Review: The books description of Game of Thrones meets Gladiator, is very atp and this is a hard hitting book that packs more than a few punches. It is a very grim world we're placed into. An endless cycle of war for the Omehi people against the 
indigenous Hedeni,where everyone must train and everyone must fight, or be forced to serve as a Drudge with no rights. The Omehi have kept their hold on the land with the use of Dragons, called to action by those women who have been chosen, but at great cost for all involved and only used in times of great need. 

It is  a tense time, a time of war and so it's not going to be a pretty book. When we meet Tau, he just wants a simpler life, but as is the way with fiction that is not the hand fate has dealt him and his dreams are brutally ripped away from him at the beginning of the book. This then sets up the small town boy to warrior story, but layered within this. There is not just one goal and as Tau's live changes so does the way he see's both the world and his place within it. This is what I think is really going to drive the series. not just the anger and need for revenge, but the role that Tau wants to play and how he's going to do so.

“That’s the price. Life is nothing more than moments in time. To achieve greatness, you have to give up those moments. You have to give your life to your goal.”
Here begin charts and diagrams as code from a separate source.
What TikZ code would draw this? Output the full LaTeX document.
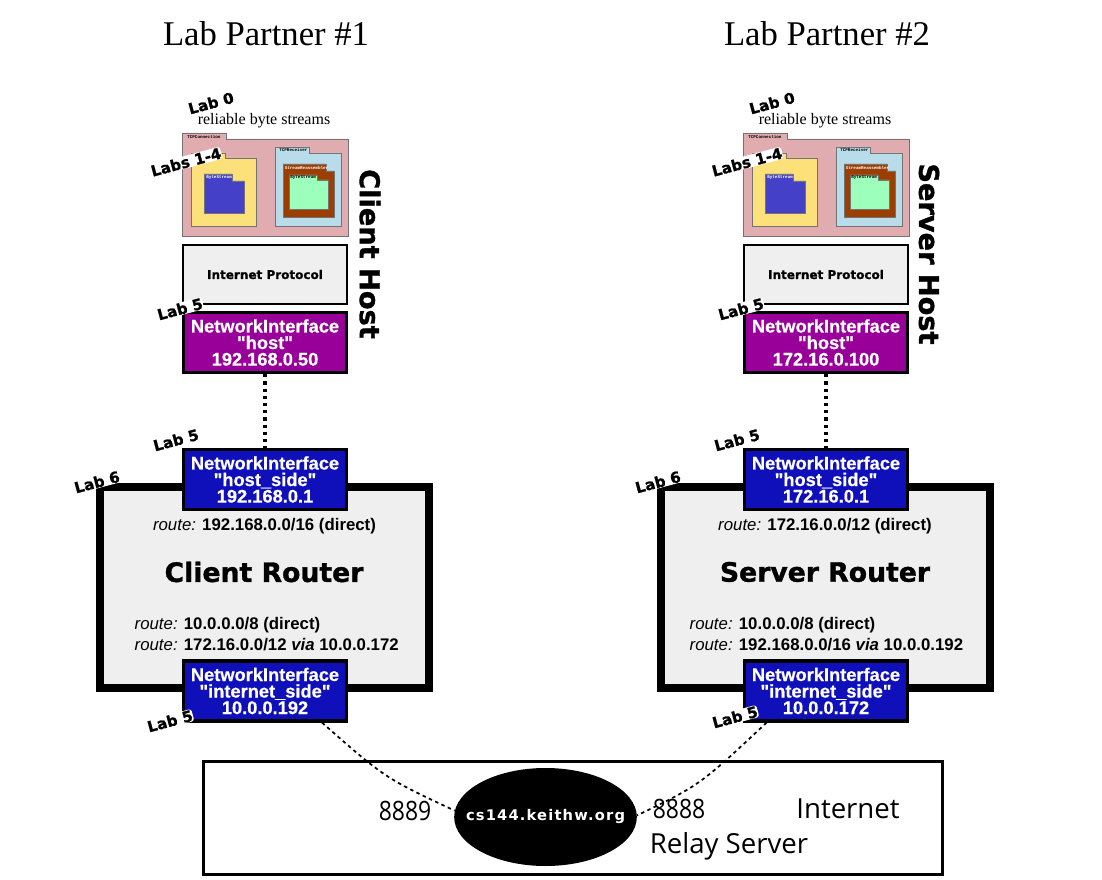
\documentclass[tikz,border=0pt]{standalone}
\usepackage{fontspec}
\usetikzlibrary{shapes.geometric}
\setmainfont{Liberation Serif}
\setmonofont{Liberation Mono}
\newfontfamily\armFont{Liberation Sans}
\newfontfamily\ifaceFont{Liberation Sans}[BoldFeatures={FakeBold=0.6}]
\newfontfamily\heavyFont{DejaVu Sans}[BoldFeatures={FakeBold=1.2}]
\newfontfamily\keithFont{DejaVu Sans}[LetterSpace=8]
\newfontfamily\relayFont{Open Sans}
\newfontfamily\portFont{Open Sans}[FakeStretch=0.86]

\definecolor{pinkFolder}{HTML}{E0ACB0}
\definecolor{yellowFolder}{HTML}{FCE07A}
\definecolor{blueFolder}{HTML}{4440C8}
\definecolor{skyFolder}{HTML}{B8DCEA}
\definecolor{brownFolder}{HTML}{9C3E00}
\definecolor{greenFolder}{HTML}{9CFFBC}
\definecolor{greyBox}{HTML}{EFEFEF}
\definecolor{hostPurple}{HTML}{990099}
\definecolor{routerBlue}{HTML}{1010BB}

\tikzstyle{titleNode} = [font=\fontsize{26}{30}\selectfont]
\tikzstyle{labNode} = [font=\heavyFont\bfseries\fontsize{11.3}{13}\selectfont, fill=white, rounded corners=2pt, inner sep=0.3pt, rotate=15]
\tikzstyle{tabNode} = [font=\ttfamily\bfseries\fontsize{3.2}{4}\selectfont, inner sep=0pt, anchor=west]
\tikzstyle{ipNode} = [rectangle, draw=black, line width=1.5pt, fill=greyBox, minimum width=123pt, minimum height=44pt, font=\heavyFont\bfseries\fontsize{9}{10}\selectfont]
\tikzstyle{ifaceNode} = [rectangle, draw=black, line width=2.4pt, minimum width=122.5pt, minimum height=45pt, inner sep=0pt, text=white, align=center, font=\ifaceFont\bfseries\fontsize{13.7}{12.4}\selectfont]
\tikzstyle{routerNode} = [rectangle, draw=black, line width=6pt, fill=greyBox, minimum width=246.5pt, minimum height=151pt]
\tikzstyle{hostName} = [font=\heavyFont\bfseries\fontsize{20.4}{22}\selectfont, rotate=-90]
\tikzstyle{routerName} = [font=\heavyFont\bfseries\fontsize{20}{22}\selectfont]
\tikzstyle{routeNode} = [font=\armFont\fontsize{12.6}{15.8}\selectfont, align=left]
\tikzstyle{relayNode} = [font=\relayFont\fontsize{20.7}{24}\selectfont]
\tikzstyle{portNode} = [font=\portFont\fontsize{20}{24}\selectfont]
\tikzstyle{wireDots} = [line width=2.4pt, dash pattern=on 2.4pt off 3pt]
\tikzstyle{wireDash} = [line width=1.3pt, dash pattern=on 2.6pt off 2.6pt]

% tab left, tab top, tab right, body top, body right, body bottom, fill
\newcommand{\folder}[7]{\draw[draw=black!55, line width=0.7pt, fill=#7] (#1,#2) -- (#3,#2) -- (#3,#4) -- (#5,#4) -- (#5,#6) -- (#1,#6) -- cycle;}
\newcommand{\route}{{\itshape route:}}

\begin{document}
\begin{tikzpicture}[x=0.75pt,y=-0.75pt]
    \useasboundingbox (0,0) rectangle (1102,880);

    \node (titleA)[titleNode] at (266,34) {Lab Partner \#1};
    \node (titleB)[titleNode] at (827,34) {Lab Partner \#2};

    % client host
    \folder{182}{133}{226}{139}{348}{236}{pinkFolder}
    \folder{191}{153}{225}{158}{256}{226}{yellowFolder}
    \folder{204}{174}{232}{181}{244}{213}{blueFolder}
    \folder{275}{147}{309}{153}{341}{226}{skyFolder}
    \folder{283}{164}{326}{171}{334}{217}{brownFolder}
    \folder{289}{175}{317}{180}{328}{209}{greenFolder}
    \node (connA)[tabNode] at (187,136.5) {TCPConnection};
    \node (recvA)[tabNode] at (279,150) {TCPReceiver};
    \node (bsA)[tabNode,text=white] at (206,177.5) {ByteStream};
    \node (reasmA)[tabNode,text=white] at (284.5,167.5) {StreamReassembler};
    \node (bsrA)[tabNode] at (290,178) {ByteStream};
    \node (labZeroA)[labNode] at (211,103) {Lab 0};
    \node (byteA) at (264,121) {\fontsize{12}{14}\selectfont reliable byte streams};
    \node (labsA)[labNode] at (186,162) {Labs 1-4};
    \node (ipA)[ipNode] at (265,274.5) {Internet Protocol};
    \node (hostA)[ifaceNode,fill=hostPurple] at (265,342.5) {NetworkInterface\\"host"\\192.168.0.50};
    \node (labHostA)[labNode] at (180,309) {Lab 5};
    \node (nameA)[hostName] at (370,254) {Client Host};

    % client router
    \node (routerA)[routerNode] at (264.5,587.5) {};
    \node (sideA)[ifaceNode,fill=routerBlue] at (265,479.5) {NetworkInterface\\"host\_side"\\192.168.0.1};
    \node (inetA)[ifaceNode,fill=routerBlue] at (265,691) {NetworkInterface\\"internet\_side"\\10.0.0.192};
    \node (labSideA)[labNode] at (176,440) {Lab 5};
    \node (labRouterA)[labNode] at (97,482) {Lab 6};
    \node (labInetA)[labNode] at (170,721) {Lab 5};
    \node (routeOneA)[routeNode] at (264.5,526) {\route{} \textbf{192.168.0.0/16 (direct)}};
    \node (routerNameA)[routerName] at (264,572) {Client Router};
    \node (routeTwoA)[routeNode,anchor=west] at (130,634.5) {\route{} \textbf{10.0.0.0/8 (direct)}\\\route{} \textbf{172.16.0.0/12 \textit{via} 10.0.0.172}};

    % server host
    \folder{743}{133}{787}{139}{909}{236}{pinkFolder}
    \folder{752}{153}{786}{158}{817}{226}{yellowFolder}
    \folder{765}{174}{793}{181}{805}{213}{blueFolder}
    \folder{836}{147}{870}{153}{902}{226}{skyFolder}
    \folder{844}{164}{887}{171}{895}{217}{brownFolder}
    \folder{850}{175}{878}{180}{889}{209}{greenFolder}
    \node (connB)[tabNode] at (748,136.5) {TCPConnection};
    \node (recvB)[tabNode] at (840,150) {TCPReceiver};
    \node (bsB)[tabNode,text=white] at (767,177.5) {ByteStream};
    \node (reasmB)[tabNode,text=white] at (845.5,167.5) {StreamReassembler};
    \node (bsrB)[tabNode] at (851,178) {ByteStream};
    \node (labZeroB)[labNode] at (772,103) {Lab 0};
    \node (byteB) at (825,121) {\fontsize{12}{14}\selectfont reliable byte streams};
    \node (labsB)[labNode] at (747,162) {Labs 1-4};
    \node (ipB)[ipNode] at (826,274.5) {Internet Protocol};
    \node (hostB)[ifaceNode,fill=hostPurple] at (826,342.5) {NetworkInterface\\"host"\\172.16.0.100};
    \node (labHostB)[labNode] at (741,309) {Lab 5};
    \node (nameB)[hostName] at (929,254) {Server Host};

    % server router
    \node (routerB)[routerNode] at (825.5,587.5) {};
    \node (sideB)[ifaceNode,fill=routerBlue] at (826,479.5) {NetworkInterface\\"host\_side"\\172.16.0.1};
    \node (inetB)[ifaceNode,fill=routerBlue] at (826,691) {NetworkInterface\\"internet\_side"\\10.0.0.172};
    \node (labSideB)[labNode] at (737,440) {Lab 5};
    \node (labRouterB)[labNode] at (658,482) {Lab 6};
    \node (labInetB)[labNode] at (735,717) {Lab 5};
    \node (routeOneB)[routeNode] at (825,526) {\route{} \textbf{172.16.0.0/12 (direct)}};
    \node (routerNameB)[routerName] at (825,572) {Server Router};
    \node (routeTwoB)[routeNode,anchor=west] at (685,634.5) {\route{} \textbf{10.0.0.0/8 (direct)}\\\route{} \textbf{192.168.0.0/16 \textit{via} 10.0.0.192}};

    % relay server
    \node (relay)[rectangle,draw=black,line width=1.9pt,minimum width=554pt,minimum height=85pt] at (573,818) {};
    \node (keithw)[ellipse,fill=black,minimum width=137pt,minimum height=73.5pt,inner sep=0pt] at (545.5,817) {};
    \node (keithwText)[text=white,font=\keithFont\bfseries\fontsize{11}{12}\selectfont] at (545.5,817) {cs144.keithw.org};
    \node (portA)[portNode] at (405,811) {8889};
    \node (portB)[portNode] at (679,809) {8888};
    \node (inetLabel)[relayNode] at (848,809) {Internet};
    \node (relayLabel)[relayNode] at (729,846) {Relay Server};

    \draw [wireDots] (hostA) -- (sideA);
    \draw [wireDots] (hostB) -- (sideB);
    \draw [wireDash] (inetA.-29) .. controls (385,778) .. (keithw.176);
    \draw [wireDash] (inetB.208) .. controls (700,785) .. (keithw.1);

  \end{tikzpicture}
\end{document}
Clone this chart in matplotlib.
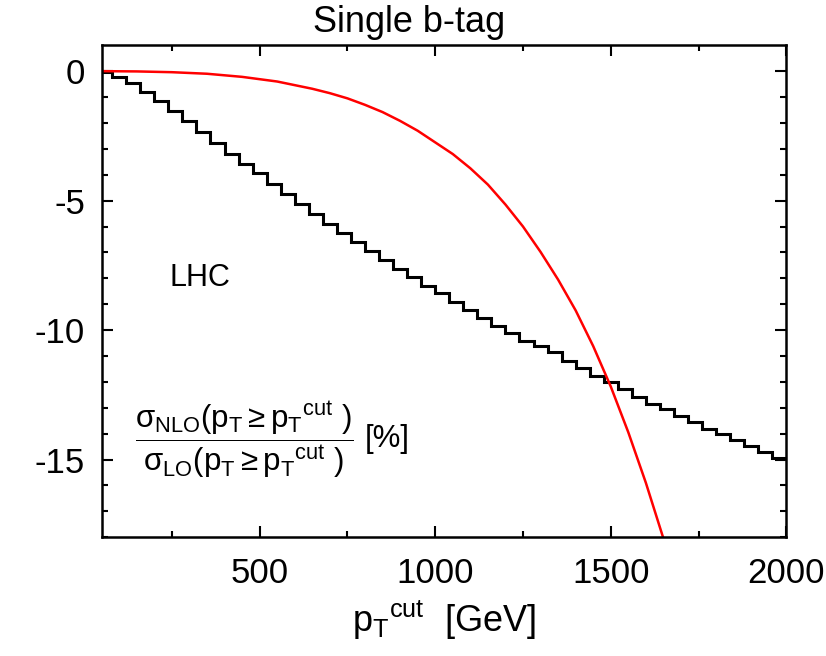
import numpy as np
import matplotlib
matplotlib.use("Agg")
import matplotlib.pyplot as plt

plt.rcParams['font.family'] = ['Liberation Sans', 'DejaVu Sans']
plt.rcParams['mathtext.fontset'] = 'custom'
plt.rcParams['mathtext.rm'] = 'Liberation Sans'
plt.rcParams['mathtext.it'] = 'Liberation Sans'
plt.rcParams['mathtext.bf'] = 'Liberation Sans'
plt.rcParams['mathtext.default'] = 'regular'
plt.rcParams['axes.unicode_minus'] = False

# black histogram: bin edges (GeV) and NLO/LO ratio [%]
bin_edges = [40, 80, 120, 160, 200, 240, 280, 320, 360, 400, 440, 480, 520, 560,
             600, 640, 680, 720, 760, 800, 840, 880, 920, 960, 1000, 1040, 1080,
             1120, 1160, 1200, 1240, 1280, 1320, 1360, 1400, 1440, 1480, 1520,
             1560, 1600, 1640, 1680, 1720, 1760, 1800, 1840, 1880, 1920, 1960, 2000]
hist_vals = [-0.05, -0.21, -0.47, -0.79, -1.15, -1.54, -1.93, -2.36, -2.76, -3.18,
             -3.60, -3.95, -4.34, -4.76, -5.12, -5.50, -5.89, -6.25, -6.60, -6.95,
             -7.30, -7.64, -7.93, -8.28, -8.58, -8.90, -9.22, -9.53, -9.83, -10.13,
             -10.41, -10.62, -10.86, -11.21, -11.48, -11.77, -12.00, -12.29, -12.59,
             -12.87, -13.06, -13.30, -13.55, -13.81, -14.03, -14.25, -14.48, -14.72,
             -14.92]

# red curve
red_x = [50, 150, 250, 350, 450, 550, 650, 700, 750, 800, 850, 900, 950, 1000,
         1050, 1100, 1150, 1200, 1250, 1300, 1350, 1400, 1450, 1500, 1550, 1600,
         1650, 1670]
red_y = [0.0, -0.01, -0.04, -0.10, -0.22, -0.40, -0.68, -0.85, -1.05, -1.30, -1.58,
         -1.92, -2.30, -2.75, -3.20, -3.75, -4.38, -5.15, -6.00, -6.98, -8.05,
         -9.24, -10.62, -12.18, -13.95, -15.90, -18.05, -18.95]

fig = plt.figure(figsize=(8.26, 6.56), dpi=100)
ax = fig.add_axes([0.123, 0.181, 0.829, 0.750])

ax.stairs(hist_vals, bin_edges, color='black', lw=2.2, baseline=None)
ax.plot(red_x, red_y, color='#ff0000', lw=1.8)

ax.set_xlim(50, 2000)
ax.set_ylim(-18, 1)
ax.set_xticks([500, 1000, 1500, 2000])
ax.set_xticks([250, 750, 1250, 1750], minor=True)
ax.set_yticks([0, -5, -10, -15])
ax.set_yticks(np.arange(-18, 1, 1), minor=True)
ax.tick_params(which='both', direction='in', top=True, right=True, width=1.5,
               labelsize=25)
ax.tick_params(which='major', length=8)
ax.tick_params(which='minor', length=4)
ax.tick_params(axis='x', pad=14)
ax.tick_params(axis='y', pad=12)
for s in ax.spines.values():
    s.set_linewidth(1.8)

ax.set_xlabel(r'$p_T{}^{cut}$  [GeV]', fontsize=26, labelpad=6)
fig.text(0.495, 0.965, 'Single b-tag', ha='center', va='center', fontsize=26)

ax.text(330, -8.0, 'LHC', ha='center', va='center', fontsize=22)
ax.text(145, -14.22,
        r'$\dfrac{\sigma_{NLO}(p_T \geq p_T{}^{cut}\ )}{\sigma_{LO}(p_T \geq p_T{}^{cut}\ )}$',
        ha='left', va='center', fontsize=22.5)
ax.text(800, -14.22, '[%]', ha='left', va='center', fontsize=22.5)

fig.savefig('out.png', dpi=100)
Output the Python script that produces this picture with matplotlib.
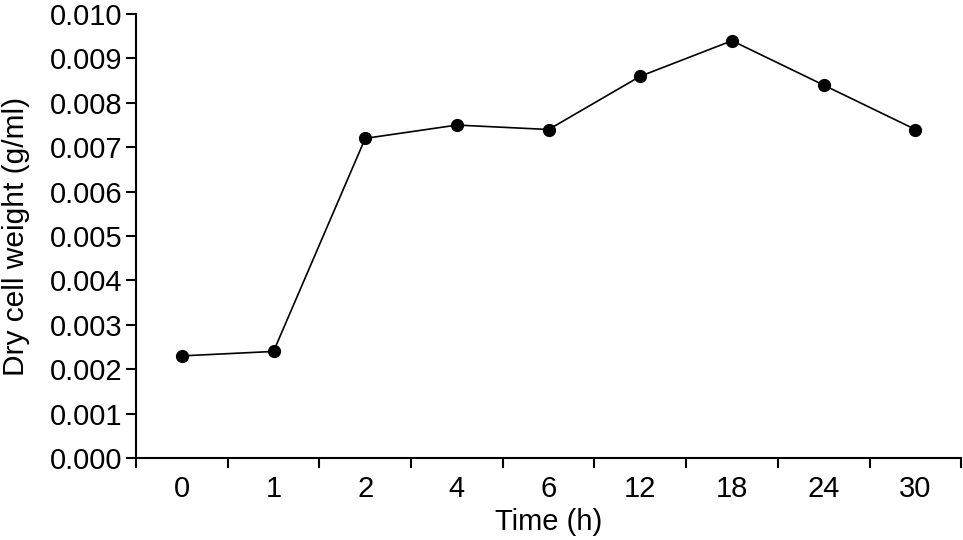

Tau is full of anger, understandable anger but it makes it hard to like him at times when all he can see is red. He becomes the fighter he wants to be, showing up everyone that stood against him and the writing constantly reinforces that point and the knock on effect that it has around him creating these jarring moments. But that's an honest portrayal of someone, it makes you want to understand him, makes you consider a different point of view. He was never going to suddenly become a happier person it would be fluffy to think otherwise. His journey is spiritual as well as physical, plagued by demons and the Isihogo which here represented hell, and that added another layer to the book and the troubles of his character. Though its been ages since I read this book I remember vividly a scene where he gave in and walked among the demons and it was chilling. 

As you're so involved his fights become your fights and you feel with him with each step and fall. When he was pushing himself to train you wanted him to succeed, and I sat there all kinds of jealous of his staunch mentality to keep going when I can barely manage a push up these days. You feel him grow both as a warrior and as a character. Every battle scene is tense as you've build up connections with the characters so you're constantly on edge because they are written with such precision and a clarity you feel as if you're in the moment with them. 

This book started as a slow burn for me, because it needs investment and there's a lot to take in but by the end of it I was fully adsorbed and wanting book No2!